At the top of the DNS hierarchy are Root Name Servers. Initially, there were 13 of these, and they were all located in the United States and administered by one central authority. As of February 2013, there were 359 root servers spanning the globe, operated by 13 independent organizations. These root name servers are vital to the correct operation of domain name lookup on the Internet, but because of the decentralized caching design of the system, lookups of existing entries will continue to succeed even if all of the root servers were to go offline temporarily.
The history of email reveals a similar pattern. Email existed prior to the Internet as we know it today, with different organizations using a number of different email systems for exchanging electronic mail. Most of these were completely incompatible with each other. Some relied on centralized services or authorities for correct operation. To glue these systems together, Jon Postel proposed Simple Mail Transfer Protocol (SMTP). SMTP defines no central email authority, no central service that hands out the rights to providing email. Anyone can add an email server, anywhere. Because of this, email never fails. Yes, email servers may disintegrate, network outages may prevent specific routes of email from being delivered temporarily, and individual email providers might disappear. However, the Internet’s email system as a whole has never sent out a “service unavailable” message.

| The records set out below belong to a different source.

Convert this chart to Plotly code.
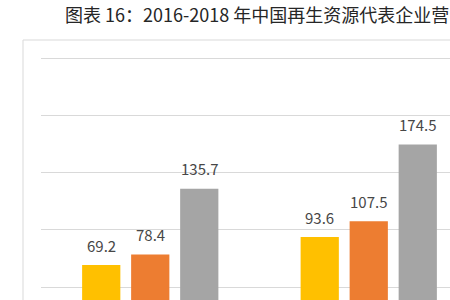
import plotly.graph_objects as go

# Data (x-axis labels and legend are cropped out of view)
categories = ["企业A", "企业B"]
series_names = ["2016", "2017", "2018"]
values_2016 = [69.2, 93.6]
values_2017 = [78.4, 107.5]
values_2018 = [135.7, 174.5]
colors = ["#FFC000", "#ED7D31", "#A5A5A5"]
title_text = "图表 16：2016-2018 年中国再生资源代表企业营"

series_values = [values_2016, values_2017, values_2018]

W, H = 450, 300
plot_left, plot_top = 41, 50
plot_w, plot_h = W - plot_left, H - plot_top
px_per_cat = 218.5
px_per_unit = 1.145
y_top = 250 + 8 / px_per_unit
y_bottom = y_top - plot_h / px_per_unit
x_left = -0.5
x_right = x_left + plot_w / px_per_cat

bargap = 0.327
bargroupgap = 0.22

fig = go.Figure()
for name, vals, col in zip(series_names, series_values, colors):
    fig.add_trace(go.Bar(x=categories, y=vals, name=name, marker=dict(color=col, line=dict(width=0))))

annotations = []
slot = (1 - bargap) / len(series_names)
for i, vals in enumerate(series_values):
    off = -(1 - bargap) / 2 + slot * (i + 0.5)
    for j, v in enumerate(vals):
        annotations.append(dict(
            x=j + off, y=v, xref="x", yref="y", text=f"{v:.1f}", showarrow=False,
            yanchor="middle", yshift=20,
            font=dict(family="Noto Sans CJK SC", size=15, color="#474747"),
        ))

annotations.append(dict(
    x=(63 - plot_left) / plot_w, y=(H - 14) / plot_h, xref="paper", yref="paper",
    text=title_text, showarrow=False, xanchor="left", yanchor="middle",
    font=dict(family="Noto Sans CJK SC", size=18, color="#262626"),
))

fig.update_layout(
    width=W, height=H,
    margin=dict(l=plot_left, r=0, t=plot_top, b=0),
    paper_bgcolor="white", plot_bgcolor="white",
    barmode="group", bargap=bargap, bargroupgap=bargroupgap,
    showlegend=False,
    annotations=annotations,
    xaxis=dict(range=[x_left, x_right], showticklabels=False, showgrid=False,
               zeroline=False, showline=False, ticks=""),
    yaxis=dict(range=[y_bottom, y_top], tick0=0, dtick=50, showticklabels=False,
               showgrid=True, gridcolor="#D9D9D9", gridwidth=1, zeroline=False,
               showline=False, ticks=""),
    shapes=[dict(type="rect", xref="paper", yref="paper",
                 x0=(23 - plot_left) / plot_w, x1=1.3,
                 y0=-0.2, y1=(H - 40) / plot_h,
                 line=dict(color="#D9D9D9", width=1), fillcolor="rgba(0,0,0,0)",
                 layer="below")],
)

fig.write_html("out.html")
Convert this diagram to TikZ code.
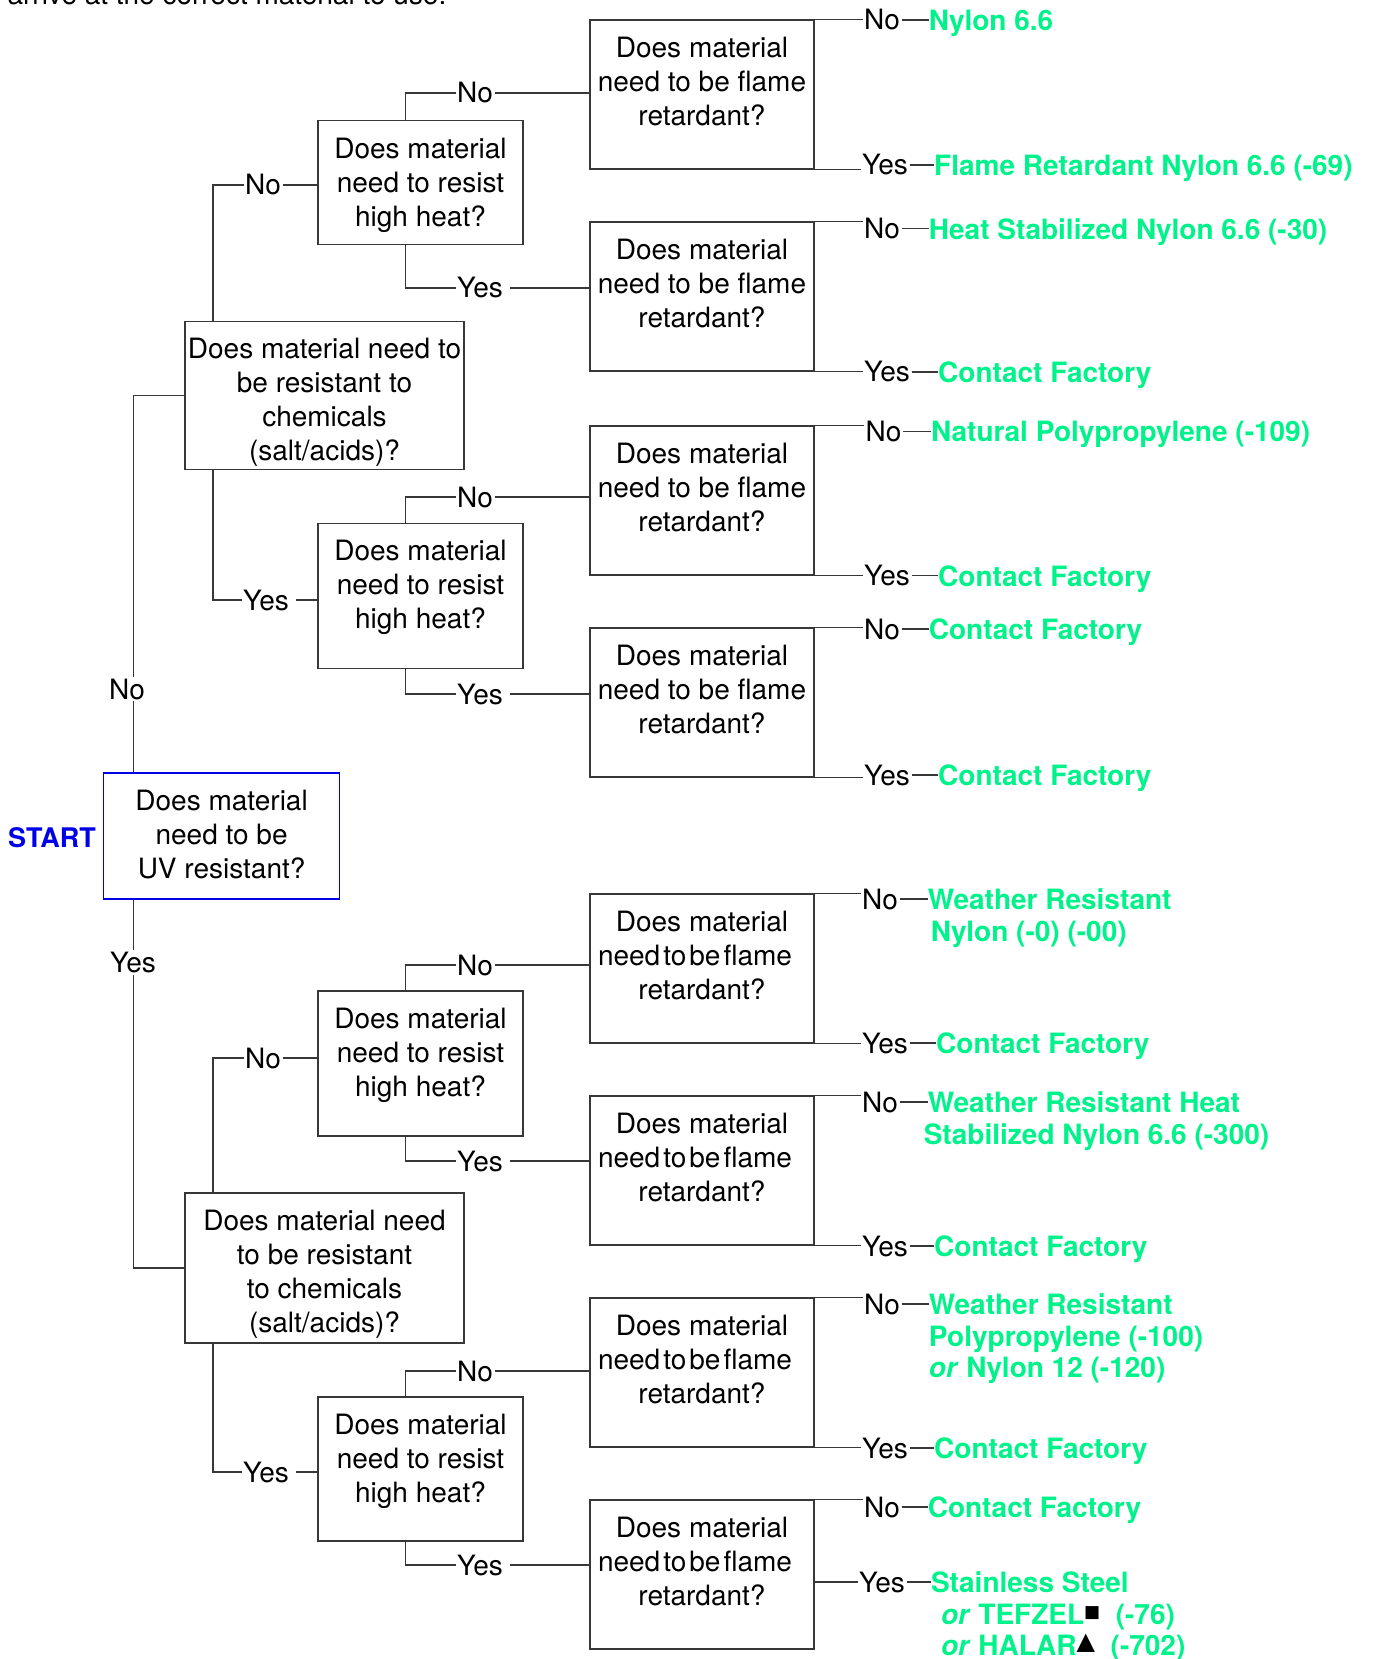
\documentclass[tikz,border=0pt]{standalone}
\usepackage{fontspec}
\setmainfont{TeX Gyre Heros}
\newfontfamily\markfont{DejaVu Sans}
\definecolor{endgreen}{RGB}{0,242,138}
\definecolor{startblue}{RGB}{0,0,235}
\definecolor{linegray}{RGB}{55,55,55}
\newcommand{\asktext}[3]{\parbox[c][#2][t]{#1}{\centering\vspace*{17pt}#3}}
\newcommand{\tightflame}{need\hspace{3pt}to\hspace{3pt}be\hspace{3pt}flame\hspace*{14pt}\mbox{}}
\newcommand{\tefzelmark}{\raisebox{7pt}{\markfont\fontsize{17}{17}\selectfont\color{black}■}}
\newcommand{\halarmark}{\raisebox{6pt}{\markfont\fontsize{24}{24}\selectfont\color{black}▲}}

\begin{document}
\begin{tikzpicture}[x=1pt,y=-1pt,
  ask node/.style={draw=linegray,line width=1.3pt,inner sep=0pt,font=\fontsize{28}{34}\selectfont},
  start node/.style={inner sep=0pt,text=startblue,font=\fontsize{27}{32}\selectfont\bfseries},
  tag node/.style={inner sep=1.5pt,font=\fontsize{28}{34}\selectfont},
  end node/.style={anchor=north west,inner sep=0pt,align=left,text=endgreen,font=\fontsize{28}{31.5}\selectfont\bfseries},
  link/.style={draw=linegray,line width=1.3pt}]
  \useasboundingbox (0,0) rectangle (1376,1659);
  \clip (0,0) rectangle (1376,1659);

  \node[anchor=base west,inner sep=0pt,font=\fontsize{28}{34}\selectfont] (intro) at (7.4,5) {arrive at the correct material to use.};

  % first question
  \node[start node] (start) at (52,838) {START};
  \node[ask node,draw=startblue,line width=1.2pt] (uv) at (221.6,836) {\asktext{236pt}{126pt}{Does material\\need to be\\UV resistant?}};

  % chemicals
  \node[ask node] (c1) at (324.5,395.5) {\asktext{279pt}{148pt}{Does material need to\\be resistant to\\chemicals\\(salt/acids)?}};
  \node[ask node] (c2) at (324.5,1268) {\asktext{279pt}{150pt}{Does material need\\to be resistant\\to chemicals\\(salt/acids)?}};

  % heat
  \node[ask node] (h1) at (420.5,182.6) {\asktext{205pt}{124pt}{Does material\\need to resist\\high heat?}};
  \node[ask node] (h2) at (420.5,596) {\asktext{205pt}{145pt}{Does material\\need to resist\\high heat?}};
  \node[ask node] (h3) at (420.5,1063.5) {\asktext{205pt}{145pt}{Does material\\need to resist\\high heat?}};
  \node[ask node] (h4) at (420.5,1469) {\asktext{205pt}{144pt}{Does material\\need to resist\\high heat?}};

  % flame
  \node[ask node] (f1) at (702,94.5) {\asktext{224pt}{149pt}{Does material\\need to be flame\\retardant?}};
  \node[ask node] (f2) at (702,296.5) {\asktext{224pt}{149pt}{Does material\\need to be flame\\retardant?}};
  \node[ask node] (f3) at (702,500.5) {\asktext{224pt}{149pt}{Does material\\need to be flame\\retardant?}};
  \node[ask node] (f4) at (702,702.5) {\asktext{224pt}{149pt}{Does material\\need to be flame\\retardant?}};
  \node[ask node] (f5) at (702,968.5) {\asktext{224pt}{149pt}{Does material\\\tightflame\\retardant?}};
  \node[ask node] (f6) at (702,1170.5) {\asktext{224pt}{149pt}{Does material\\\tightflame\\retardant?}};
  \node[ask node] (f7) at (702,1372.5) {\asktext{224pt}{149pt}{Does material\\\tightflame\\retardant?}};
  \node[ask node] (f8) at (702,1574.5) {\asktext{224pt}{149pt}{Does material\\\tightflame\\retardant?}};

  % answers on the branches
  \node[tag node] (uvn) at (127,689) {No};
  \node[tag node] (uvy) at (133,962.5) {Yes};
  \node[tag node,anchor=west] (c1n) at (243.5,185) {No};
  \node[tag node,anchor=west] (c1y) at (241.5,600) {Yes};
  \node[tag node,anchor=west] (c2n) at (243.5,1058) {No};
  \node[tag node,anchor=west] (c2y) at (241.5,1472) {Yes};
  \node[tag node,anchor=west] (h1n) at (455.5,93) {No};
  \node[tag node,anchor=west] (h1y) at (455.5,288) {Yes};
  \node[tag node,anchor=west] (h2n) at (455.5,497) {No};
  \node[tag node,anchor=west] (h2y) at (455.5,694) {Yes};
  \node[tag node,anchor=west] (h3n) at (455.5,965) {No};
  \node[tag node,anchor=west] (h3y) at (455.5,1161) {Yes};
  \node[tag node,anchor=west] (h4n) at (455.5,1371) {No};
  \node[tag node,anchor=west] (h4y) at (455.5,1565) {Yes};

  \node[tag node,anchor=west] (f1n) at (862.5,20) {No};
  \node[tag node,anchor=west] (f1y) at (860.5,165) {Yes};
  \node[tag node,anchor=west] (f2n) at (862.5,228.5) {No};
  \node[tag node,anchor=west] (f2y) at (862.5,372) {Yes};
  \node[tag node,anchor=west] (f3n) at (864,431.5) {No};
  \node[tag node,anchor=west] (f3y) at (862.5,575.4) {Yes};
  \node[tag node,anchor=west] (f4n) at (862.5,629) {No};
  \node[tag node,anchor=west] (f4y) at (862.5,775) {Yes};
  \node[tag node,anchor=west] (f5n) at (860.5,899) {No};
  \node[tag node,anchor=west] (f5y) at (860.5,1043) {Yes};
  \node[tag node,anchor=west] (f6n) at (860.5,1102) {No};
  \node[tag node,anchor=west] (f6y) at (860.5,1246) {Yes};
  \node[tag node,anchor=west] (f7n) at (862.5,1304) {No};
  \node[tag node,anchor=west] (f7y) at (860.5,1448) {Yes};
  \node[tag node,anchor=west] (f8n) at (862.5,1507) {No};
  \node[tag node,anchor=west] (f8y) at (857.5,1582) {Yes};

  % materials
  \node[end node] (r1n) at (928.7,9.7) {Nylon 6.6};
  \node[end node] (r1y) at (934,154.7) {Flame Retardant Nylon 6.6 (-69)};
  \node[end node] (r2n) at (928.7,218.2) {Heat Stabilized Nylon 6.6 (-30)};
  \node[end node] (r2y) at (938,361.7) {Contact Factory};
  \node[end node] (r3n) at (930.8,421.2) {Natural Polypropylene (-109)};
  \node[end node] (r3y) at (938,565.1) {Contact Factory};
  \node[end node] (r4n) at (928.7,618.7) {Contact Factory};
  \node[end node] (r4y) at (938,764.7) {Contact Factory};
  \node[end node] (r5n) at (927.6,888.7) {Weather Resistant\\\hspace*{3pt}Nylon (-0) (-00)};
  \node[end node] (r5y) at (936,1032.7) {Contact Factory};
  \node[end node] (r6n) at (927.6,1091.7) {Weather Resistant Heat\\\hspace*{-4pt}Stabilized Nylon 6.6 (-300)};
  \node[end node] (r6y) at (934,1235.7) {Contact Factory};
  \node[end node] (r7n) at (928.7,1293.7) {Weather Resistant\\Polypropylene (-100)\\\textit{or} Nylon 12 (-120)};
  \node[end node] (r7y) at (934,1437.7) {Contact Factory};
  \node[end node] (r8n) at (927.6,1496.7) {Contact Factory};
  \node[end node] (r8y) at (930.8,1571.7) {Stainless Steel\\\hspace*{10pt}\textit{or} TEFZEL\tefzelmark\ \ (-76)\\\hspace*{10pt}\textit{or} HALAR\halarmark\ \ (-702)};

  % UV stems
  \coordinate (uvstem) at ([xshift=30.6]uv.north west);
  \coordinate (uvfoot) at ([xshift=30.6]uv.south west);
  \draw[link] (uvstem) -- (uvstem |- uvn.south);
  \draw[link] (uvstem |- uvn.north) |- (c1.west);
  \draw[link] (uvfoot) -- (uvfoot |- uvy.north);
  \draw[link] (uvfoot |- uvy.south) |- (c2.west);

  % chemical stems
  \draw[link] ([xshift=28.7]c1.north west) |- (c1n.west);
  \draw[link] (c1n.east) -- (c1n.east -| h1.west);
  \draw[link] ([xshift=28.7]c1.south west) |- (c1y.west);
  \draw[link,shorten <=5pt] (c1y.east) -- (c1y.east -| h2.west);
  \draw[link] ([xshift=28.7]c2.north west) |- (c2n.west);
  \draw[link] (c2n.east) -- (c2n.east -| h3.west);
  \draw[link] ([xshift=28.7]c2.south west) |- (c2y.west);
  \draw[link,shorten <=5pt] (c2y.east) -- (c2y.east -| h4.west);

  % heat stems
  \draw[link] ([xshift=88]h1.north west) |- (h1n.west);
  \draw[link] (h1n.east) -- (h1n.east -| f1.west);
  \draw[link] ([xshift=88]h1.south west) |- (h1y.west);
  \draw[link,shorten <=5pt] (h1y.east) -- (h1y.east -| f2.west);
  \draw[link] ([xshift=88]h2.north west) |- (h2n.west);
  \draw[link] (h2n.east) -- (h2n.east -| f3.west);
  \draw[link] ([xshift=88]h2.south west) |- (h2y.west);
  \draw[link,shorten <=5pt] (h2y.east) -- (h2y.east -| f4.west);
  \draw[link] ([xshift=88]h3.north west) |- (h3n.west);
  \draw[link] (h3n.east) -- (h3n.east -| f5.west);
  \draw[link] ([xshift=88]h3.south west) |- (h3y.west);
  \draw[link,shorten <=5pt] (h3y.east) -- (h3y.east -| f6.west);
  \draw[link] ([xshift=88]h4.north west) |- (h4n.west);
  \draw[link] (h4n.east) -- (h4n.east -| f7.west);
  \draw[link] ([xshift=88]h4.south west) |- (h4y.west);
  \draw[link,shorten <=5pt] (h4y.east) -- (h4y.east -| f8.west);

  % flame outlets
  \draw[link] (f1.north east) -- (f1.north east -| f1n.west);
  \draw[link] (f1.south east) -- (f1.south east -| f1y.west);
  \draw[link] (f2.north east) -- (f2.north east -| f2n.west);
  \draw[link] (f2.south east) -- (f2.south east -| f2y.west);
  \draw[link] (f3.north east) -- (f3.north east -| f3n.west);
  \draw[link] (f3.south east) -- (f3.south east -| f3y.west);
  \draw[link] (f4.north east) -- (f4.north east -| f4n.west);
  \draw[link] (f4.south east) -- (f4.south east -| f4y.west);
  \draw[link] (f5.north east) -- (f5.north east -| f5n.west);
  \draw[link] (f5.south east) -- (f5.south east -| f5y.west);
  \draw[link] (f6.north east) -- (f6.north east -| f6n.west);
  \draw[link] (f6.south east) -- (f6.south east -| f6y.west);
  \draw[link] (f7.north east) -- (f7.north east -| f7n.west);
  \draw[link] (f7.south east) -- (f7.south east -| f7y.west);
  \draw[link] (f8.north east) -- (f8.north east -| f8n.west);
  \draw[link] (f8.east |- f8y.west) -- (f8y.west);

  % dashes to the materials
  \draw[link] (f1n.east) -- (f1n.east -| r1n.west);
  \draw[link] (f1y.east) -- (f1y.east -| r1y.west);
  \draw[link] (f2n.east) -- (f2n.east -| r2n.west);
  \draw[link] (f2y.east) -- (f2y.east -| r2y.west);
  \draw[link] (f3n.east) -- (f3n.east -| r3n.west);
  \draw[link] (f3y.east) -- (f3y.east -| r3y.west);
  \draw[link] (f4n.east) -- (f4n.east -| r4n.west);
  \draw[link] (f4y.east) -- (f4y.east -| r4y.west);
  \draw[link] (f5n.east) -- (f5n.east -| r5n.west);
  \draw[link] (f5y.east) -- (f5y.east -| r5y.west);
  \draw[link] (f6n.east) -- (f6n.east -| r6n.west);
  \draw[link] (f6y.east) -- (f6y.east -| r6y.west);
  \draw[link] (f7n.east) -- (f7n.east -| r7n.west);
  \draw[link] (f7y.east) -- (f7y.east -| r7y.west);
  \draw[link] (f8n.east) -- (f8n.east -| r8n.west);
  \draw[link] (f8y.east) -- (f8y.east -| r8y.west);
\end{tikzpicture}
\end{document}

Internet history says most services become more reliable when they are decentralized, especially where reliability, efficiency, and robustness are concerned. In many ways, however, the cloud as it exists today runs counter to these decades of learning. Most cloud services are pleading with us to re-centralize our data and services, to trust them to a single location in a datacenter. Some companies--among them BitTorrent, Spotify, and our company, Space Monkey--are trying to prove that commercial services can succeed with decentralized architectures. As the cloud continues to mature, we will again start to see the trade-offs and benefits of decentralization become apparent. Our bet is with history.